Cette gravure propose un
parcours dans le sens des aiguilles d’une montre, depuis la trahison de Pinabel à droite, en passant
par
l’évocation des esprits en bas, jusqu’à la rencontre avec Brunel en haut à gauche
(Voir la notice).
Il ne s’agit déjà plus d’une gravure purement performative, sélectionnant le ou les hauts faits
chevaleresques, ou les rituels célébrant les valeurs et la communauté de la chevalerie dans un espace symbolique,
comme
c’est le cas par exemple dans l’édition
Rampazetto,
qui représente l’évocation des esprits à la manière d’un banquet médiéval, ou d’une réunion des chevaliers de la table ronde, ou dans
l’édition Giolito de Ferrari, qui coupe le cheval
de Bradamante en deux sans se
soucier de sa seconde moitié : ce qui
importe, c’est d’opposer à droite la lignée chevaleresque qui
donnera naissance aux ducs d’Este, et à
gauche la lignée anti-chevaleresque des ducs de Mayence, dont Pinabel est
l’ancêtre et l’emblème.
Dans l’édition Franceschi, la gravure sur cuivre
de Girolamo Porro, qui s’inspire nettement de celle
de l’édition Valgrisi, accentue l’intégration spatiale
de la narration : dans l’espace de la gravure, G. Porro
conduit le regard du spectateur du bas vers le haut, accentue les effets de
perspective.
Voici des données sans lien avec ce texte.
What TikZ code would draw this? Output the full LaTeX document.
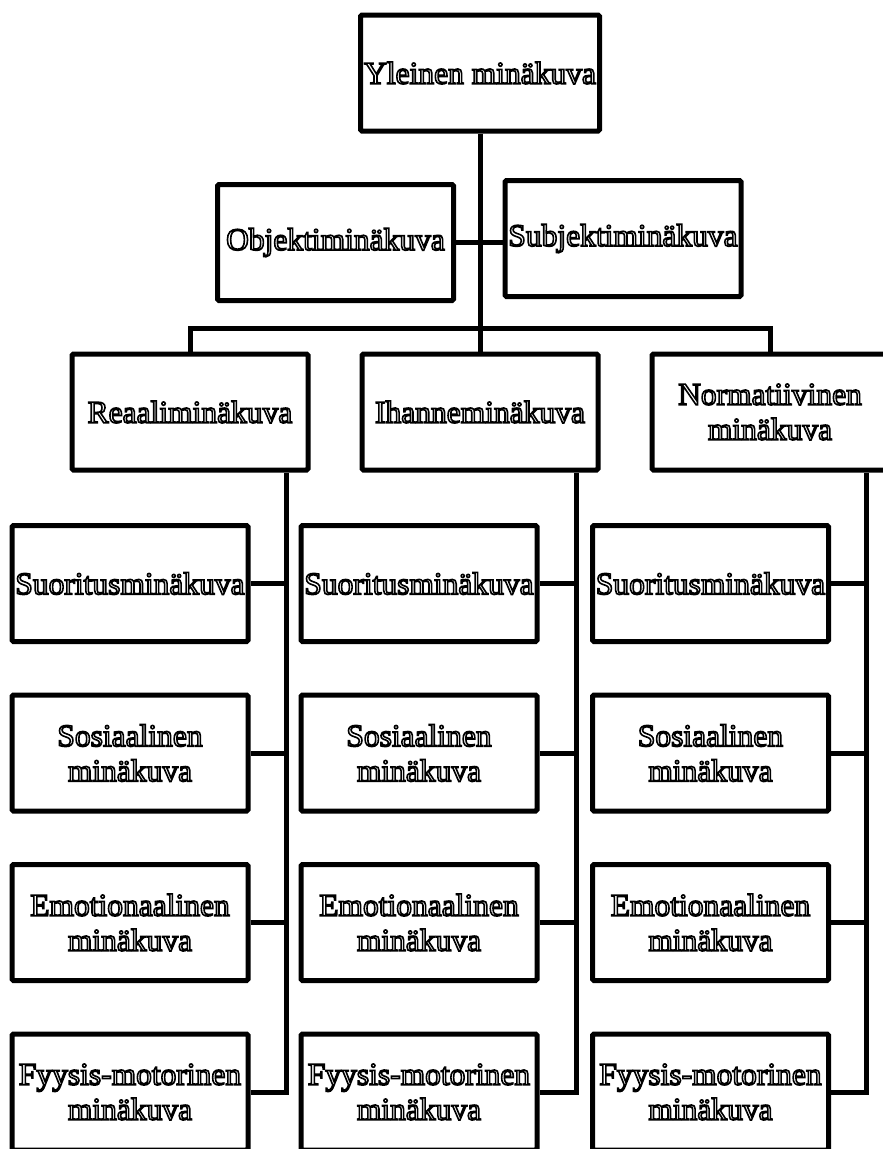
\documentclass[tikz,border=0pt]{standalone}
\usepackage{fontspec}
\setmainfont{Liberation Serif}
\tikzset{
  box/.style = {draw, rounded corners=1.5pt, align=center, inner sep=0pt,
    minimum width=236pt, minimum height=116pt,
    font=\fontsize{31.5}{35}\selectfont,
    execute at begin node={\special{pdf:literal direct 1 Tr 1.6 w}},
    execute at end node={\special{pdf:literal direct 0 Tr}}}
}

\begin{document}
\begin{tikzpicture}[x=1pt, y=-1pt, line width=5pt]
    \useasboundingbox (0,0) rectangle (883,1149);
    % top levels
    \node [box, minimum width=239pt] (yleinen) at (480,73) {Yleinen minäkuva};
    \node [box] (objekti) at (335.5,242.5) {Objektiminäkuva};
    \node [box] (subjekti) at (623,238.5) {Subjektiminäkuva};
    \node [box] (reaali) at (190,412) {Reaaliminäkuva};
    \node [box] (ihanne) at (480,412) {Ihanneminäkuva};
    \node [box] (norm) at (770,412) {Normatiivinen\\minäkuva};
    % leaves
    \node [box] (suoR) at (130,583.5) {Suoritusminäkuva};
    \node [box] (sosR) at (130,753) {Sosiaalinen\\minäkuva};
    \node [box] (emoR) at (130,922.5) {Emotionaalinen\\minäkuva};
    \node [box] (fyyR) at (130,1092) {Fyysis-motorinen\\minäkuva};
    \node [box] (suoI) at (419,583.5) {Suoritusminäkuva};
    \node [box] (sosI) at (419,753) {Sosiaalinen\\minäkuva};
    \node [box] (emoI) at (419,922.5) {Emotionaalinen\\minäkuva};
    \node [box] (fyyI) at (419,1092) {Fyysis-motorinen\\minäkuva};
    \node [box] (suoN) at (710.5,583.5) {Suoritusminäkuva};
    \node [box] (sosN) at (710.5,753) {Sosiaalinen\\minäkuva};
    \node [box] (emoN) at (710.5,922.5) {Emotionaalinen\\minäkuva};
    \node [box] (fyyN) at (710.5,1092) {Fyysis-motorinen\\minäkuva};
    \coordinate (bar) at (480,328);
    \coordinate (spineR) at ([xshift=-24pt]reaali.south east);
    \coordinate (spineI) at ([xshift=-24pt]ihanne.south east);
    \coordinate (spineN) at ([xshift=-24pt]norm.south east);
    % connectors
    \draw (yleinen.south) -- (ihanne.north);
    \draw (objekti.east) -- (objekti.east -| subjekti.west);
    \draw (reaali.north) |- (bar) -| (norm.north);
    \draw (spineR) |- (fyyR.east)
        (suoR.east) -- (suoR.east -| spineR)
        (sosR.east) -- (sosR.east -| spineR)
        (emoR.east) -- (emoR.east -| spineR);
    \draw (spineI) |- (fyyI.east)
        (suoI.east) -- (suoI.east -| spineI)
        (sosI.east) -- (sosI.east -| spineI)
        (emoI.east) -- (emoI.east -| spineI);
    \draw (spineN) |- (fyyN.east)
        (suoN.east) -- (suoN.east -| spineN)
        (sosN.east) -- (sosN.east -| spineN)
        (emoN.east) -- (emoN.east -| spineN);
\end{tikzpicture}
\end{document}
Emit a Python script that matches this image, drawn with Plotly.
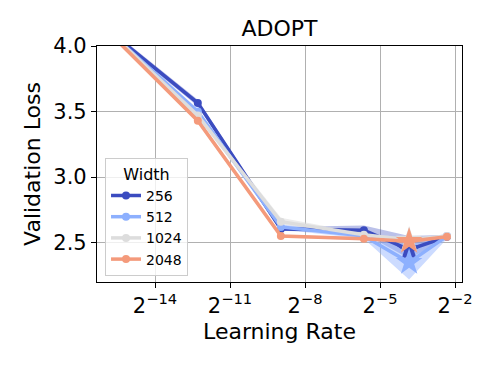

Surtout, il transforme la chapelle souterraine en estrade de
théâtre et, par l’effet de coupe que produit
la jetée de roche au centre, il suggère la présence
d’un « quatrième mur » entre le
spectateur, figuré sur la gravure par Bradamante en prières, et la
scène proprement dite : nous ne devrions pas voir
ce que nous voyons, qui se trouve sous terre et est recouvert par les rochers
(
Voir la
notice).
Les éditions du dix-huitième siècle,
édition Zatta de
Venise, édition
Brunet de Paris, dont les gravures sont
reprises dans
l’édition Plassan, un seul épisode est sélectionné dans le chant, et ordonné pour constituer
un
dispositif scénique, c’est-à-dire une mise en scène théâtrale du regard des personnages.
Cette mise en
scène du regard articule les deux espaces fondamentaux constitutifs du dispositif scénique classique,
l’espace restreint de la scène proprement dite, et
l’espace vague où se déploient le lointain, le réel,
les
effets de perspective, les éléments extra-scéniques de la représentation.